Epic fail. No one’s talking about disarming soldiers.
Well, it fell mainly because the Marian Reforms replaced what amounted to an amateur citizen-militia, with legions formed for every war and disbanded when the war ended, with a regular army of standing permanent legions and professional long-service soldiers, who were much better at winning battles and wars, but, as it turned out, were more loyal to their own generals than to the Republic.
But, it’s rather a red herring to try to apply that lesson to the U.S. We have always had a professional regular army from the beginning of the Republic, but any general who tried a coup would be quietly arrested by his junior officers. It’s a matter of military culture and political culture.
It was the essence of the Marian Reforms that military power was based on the proletariat, the capite censi or “head count” (Rome had five classes of citizens for property-tax purposes (and for voting-purposes in the Centuriate Assembly), plus the propertyless who were simply counted in the census, thus, “head count”), who previously had been legally debarred from legionary service – which up to then had been limited to landowners who could afford to provide their own weapons and armor (expensive things, then). I hope you don’t mean to suggest that America should have a property-qualification for military service – or for voting.
Sorry, I was misusing the term proletariat, your analysis is correct.

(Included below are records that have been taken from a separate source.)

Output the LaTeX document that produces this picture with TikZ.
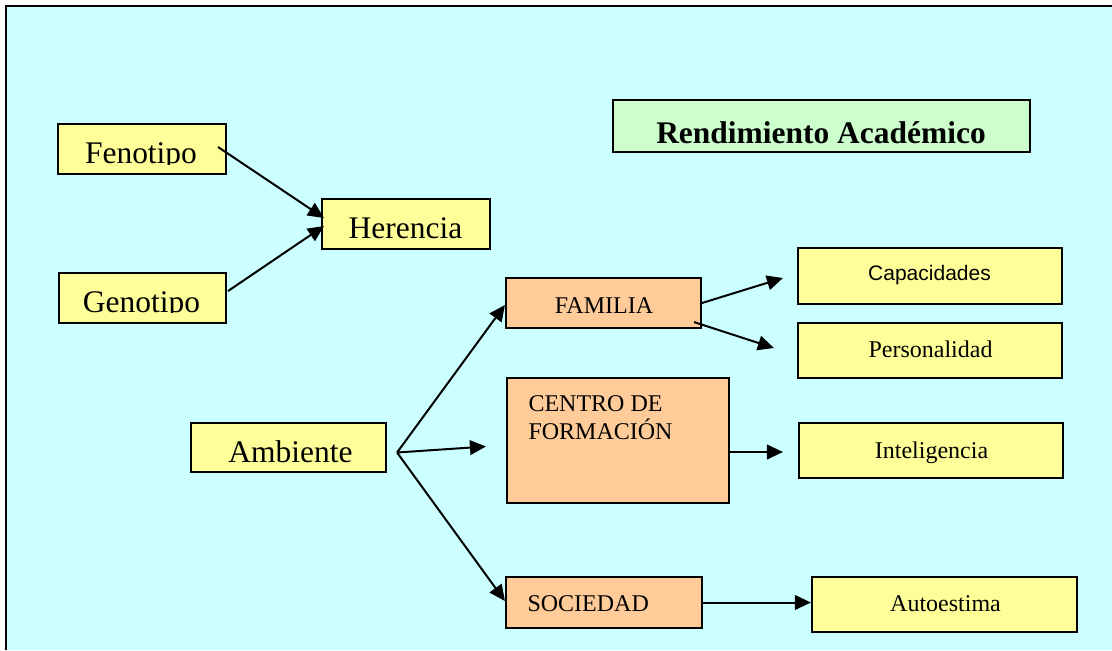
\documentclass[tikz,border=0pt]{standalone}
\usepackage{fontspec}
\setmainfont{Liberation Serif}
\newfontfamily\arialfont{Liberation Sans}
\usetikzlibrary{arrows.meta,calc}

\definecolor{fondo}{RGB}{204,255,255}
\definecolor{amarillo}{RGB}{255,255,153}
\definecolor{naranja}{RGB}{255,204,153}
\definecolor{verde}{RGB}{204,255,204}

\tikzset{every picture/.style={line width=0.75pt}}
\tikzset{
  caja/.style={draw, line width=1.6pt, inner sep=0pt},
  cajaamar/.style={caja, fill=amarillo},
  cajanar/.style={caja, fill=naranja},
  flecha/.style={line width=1.5pt, -{Triangle[length=12pt,width=11pt]}},
  grande/.style={inner sep=0pt, font=\fontsize{23.6}{28}\selectfont},
  chico/.style={inner sep=0pt, font=\fontsize{18}{21}\selectfont},
}

\begin{document}
\begin{tikzpicture}[x=0.75pt,y=0.75pt,yscale=-1,xscale=1]
  \useasboundingbox (0,0) rectangle (1112,650);

  %Shape: Background
  \fill[fondo] (6,6) rectangle (1112,650);
  \draw[line width=2pt] (6,650) -- (6,6) -- (1112,6);

  %Shape: Rectangle [feno]
  \node[cajaamar, minimum width=126pt, minimum height=37.5pt] (feno) at (142,149) {};
  %Shape: Rectangle [geno]
  \node[cajaamar, minimum width=125.25pt, minimum height=37.5pt] (geno) at (142.5,298) {};
  %Shape: Rectangle [here]
  \node[cajaamar, minimum width=126pt, minimum height=37.5pt] (here) at (406,224) {};
  %Shape: Rectangle [rend]
  \node[caja, fill=verde, minimum width=312.75pt, minimum height=39pt] (rend) at (821.5,126) {};
  %Shape: Rectangle [amb]
  \node[cajaamar, minimum width=146.25pt, minimum height=36.75pt] (amb) at (288.5,447.5) {};
  %Shape: Rectangle [fam]
  \node[cajanar, minimum width=146.25pt, minimum height=37.5pt] (fam) at (603.5,303) {};
  %Shape: Rectangle [centro]
  \node[cajanar, minimum width=166.5pt, minimum height=93.75pt] (centro) at (618,440.5) {};
  %Shape: Rectangle [soc]
  \node[cajanar, minimum width=147pt, minimum height=38.25pt] (soc) at (604,602.5) {};
  %Shape: Rectangle [capa]
  \node[cajaamar, minimum width=198pt, minimum height=42pt] (capa) at (930,276) {};
  %Shape: Rectangle [pers]
  \node[cajaamar, minimum width=198pt, minimum height=41.25pt] (pers) at (930,350.5) {};
  %Shape: Rectangle [intel]
  \node[cajaamar, minimum width=198pt, minimum height=41.25pt] (intel) at (931,450.5) {};
  %Shape: Rectangle [auto]
  \node[cajaamar, minimum width=198.75pt, minimum height=41.25pt] (auto) at (944.5,604.5) {};

  %Straight Lines [feno -> here]
  \draw[flecha] ($(feno.east)+(-9,-2)$) -- ($(here.west)+(3,-6)$);
  %Straight Lines [geno -> here]
  \draw[flecha] ($(geno.east)+(1,-7)$) -- ($(here.west)+(3,2)$);
  %Straight Lines [amb -> fam, centro, soc]
  \coordinate (ambpunta) at ($(amb.east)+(10,5)$);
  \coordinate (centroin) at ($(centro.west)+(-20,6)$);
  \draw[flecha] (ambpunta) -- ($(fam.west)+(0,2)$);
  \draw[flecha] (ambpunta) -- (centroin);
  \draw[flecha] (ambpunta) -- ($(soc.west)+(0,-1.5)$);
  %Straight Lines [fam -> capa, pers]
  \draw[flecha] (fam.east) -- ($(capa.west)+(-14,2)$);
  \draw[flecha] ($(fam.south east)+(-8,-7)$) -- ($(pers.west)+(-23,-2.5)$);
  %Straight Lines [centro -> intel]
  \draw[flecha] ($(centro.east)+(0,11.5)$) -- ($(intel.west)+(-15,1.5)$);
  %Straight Lines [soc -> auto]
  \draw[flecha] (soc.east) -- (soc.east -| auto.west);

  % Text Node
  \begin{scope}
    \clip (feno.north west) rectangle ($(feno.east)+(0,15)$);
    \node[grande, anchor=base] (fenotxt) at (141,163.5) {Fenotipo};
  \end{scope}
  % Text Node
  \begin{scope}
    \clip (geno.north west) rectangle ($(geno.east)+(0,14.5)$);
    \node[grande, anchor=base] (genotxt) at (141.5,312.5) {Genotipo};
  \end{scope}
  % Text Node
  \node[grande, anchor=base] (heretxt) at (405.5,238) {Herencia};
  % Text Node
  \node[grande, anchor=base, font=\fontsize{23.6}{28}\selectfont\bfseries] (rendtxt) at (821,143) {Rendimiento Académico};
  % Text Node
  \node[grande, anchor=base] (ambtxt) at (290.5,462) {Ambiente};
  % Text Node
  \node[chico, anchor=base] (famtxt) at (604,313) {FAMILIA};
  % Text Node
  \node[chico, anchor=base west, align=left] (centrotxt) at (528,439) {CENTRO DE\\FORMACIÓN};
  % Text Node
  \node[chico, anchor=base west] (soctxt) at (527,611) {SOCIEDAD};
  % Text Node
  \node[inner sep=0pt, anchor=base, font=\arialfont\fontsize{15.75}{19}\selectfont] (capatxt) at (929.5,280) {Capacidades};
  % Text Node
  \node[chico, anchor=base] (perstxt) at (930.5,357) {Personalidad};
  % Text Node
  \node[chico, anchor=base] (inteltxt) at (931.5,458) {Inteligencia};
  % Text Node
  \node[chico, anchor=base] (autotxt) at (945.5,611) {Autoestima};

\end{tikzpicture}
\end{document}
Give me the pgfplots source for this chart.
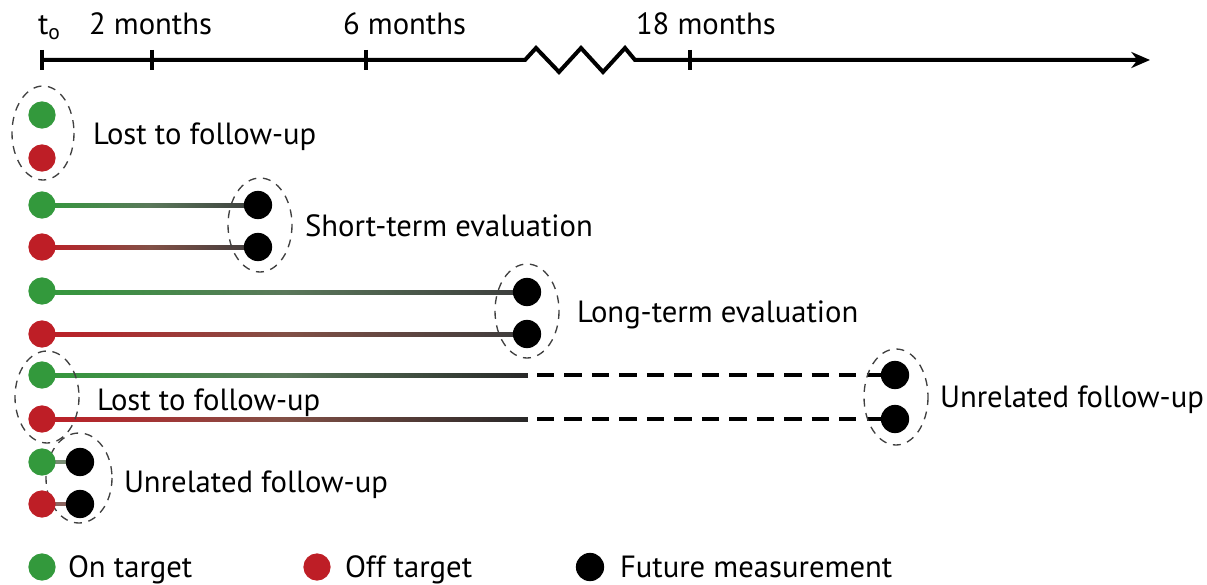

I did, the Bielski partisans saved 1236 Jews from extermination. That’s a good thing, isn’t it?
The peacetime army was always minuscule until after World War 2, and only stopped relying on drafted citizens after 1975. So we’ve had a career army for about one generation so far. The good news is that we’ve structured our armed forces so that most of the military’s support capability is farmed out to the National Guards, which are more representative of the population.
:rolleyes::rolleyes::rolleyes:
Sure, that’s great. However, seeing how I’ve been a sport about your questions in the defensive gun uses thread, mind answering mine from earlier?
Why, if guns are a threat to tyrants, did the Nazis loosen gun laws? Why did the Germans not overthrow the Nazis with their guns?